American Wigeon

January 5 2018. Fort Erie, ON. My day’s errands took me close enough to the City of Niagara Falls that I decided to take a drive along Niagara Parkway, as the road that parallels the Niagara River is known. I went to see what ducks, geese and swans were around. The road passes close enough to the falls to allow me to see what all the recent media fuss was about. It is bitterly cold and has been for several days and the press seems to think the falls have frozen over. Maybe so on the American side, although there was too much spray to tell, the Canadian falls certainly had not.

Regular readers (particularly those with a good memory) will recall (and locals will know) that the Niagara River is not so much a river as a mighty sluiceway that connects Lake Erie to Lake Ontario (and featuring a spectacular 100M drop along the way) and that sooner or later pretty much all of the waters of the Great Lakes basin find their way along it; a formidable torrent and a good place for waterfowl. The river never freezes over.

The Niagara Parkway is a pleasant drive at any time, there’s always something to look at. Upstream it ends at Fort Erie with Buffalo opposite on the American side; border towns.

I had no expectations of finding any unusual waterfowl and that’s just the way it went. There were many Common Goldeneyes, Buffleheads, Red-breasted and Common Mergansers, as there should be. I was a little surprised at the number of Tundra Swans, perhaps one or two-hundred. I suppose it was just in my imagination that all Tundra Swans spend the winter along the Atlantic coast and that come March they make their way to our local waters on the first leg of their journey north. Seems I was wrong, some hang around on the Niagara River.

Tundra Swans and Redheads on Niagara River

I got much pleasure from of the small flotillas of Redheads and Canvasbacks gathered along the shoreline. I stopped to watch one Canvasback in particular because I thought I could get a good photo of it, and maybe I did, but then I noticed a single American Wigeon muscling in with the others and almost bullying its way around for no apparent reason. Not sure why but I was quite smitten by it perhaps because it was different and quite handsome in its chestnut and grey. See what you think. For no really good reason the wigeon was my Bird of the Day, just different I guess.

Canvasback (L) and Redhead
American Wigeon and Redheads

3 thoughts on “American Wigeon”

  1. Thanks for blogging!
    Would you explain how to spot the differences between Tundra & Trumpeter Swans sometime, please?
    I trust I’m not the only one having trouble with IDing them 🙂

    1. Tricky to distinguish between them. Trumpeters are larger by a bit – maybe 10-20%. I think they hold their necks more vertically. That black patch extending from the bill to the eye, on the trumpeter is blacker and appears larger encompassing the eye whereas on the Tundra a little yellow patch in front of the eye makes for an apparent break on the eye-patch. Of course they sound quite different, the trumpeter bellows, the tundra coos.

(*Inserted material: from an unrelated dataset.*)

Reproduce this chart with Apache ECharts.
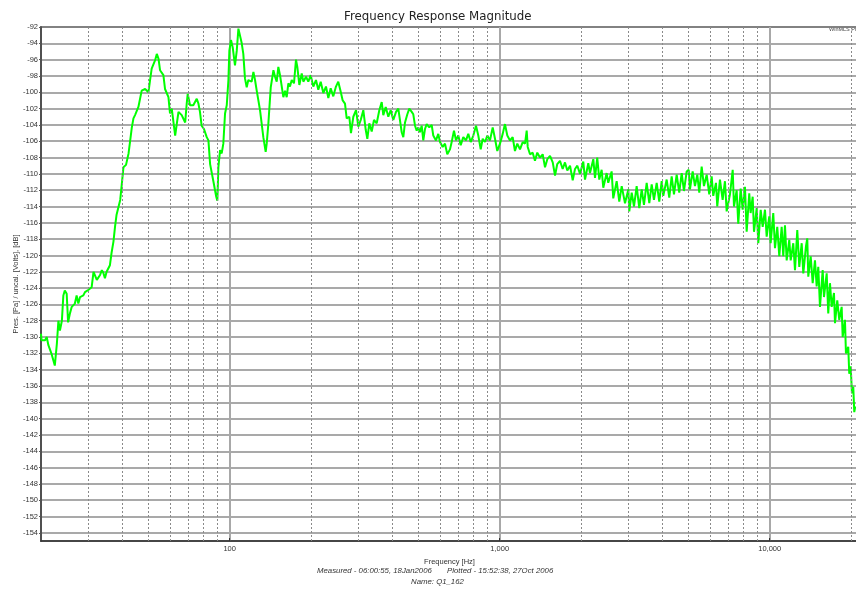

  2. Very enjoyable read (again) for a number of reasons:
    1. We are visiting Toronto for a few days in May on our way home from a Tokyo-Vancouver cruise and hope to make a day visit to the Falls.
    2. Your “Redheads” look eaxactly like our Common Pochards and we saw plenty yesterday morning at a local reserve near Motril in Andalucia, Spain.
    3. All of a sudden, out of the blue, we found 6 European Wigeon which were most unexpected and looked absolutely gorgeous with the sun shining on the two males.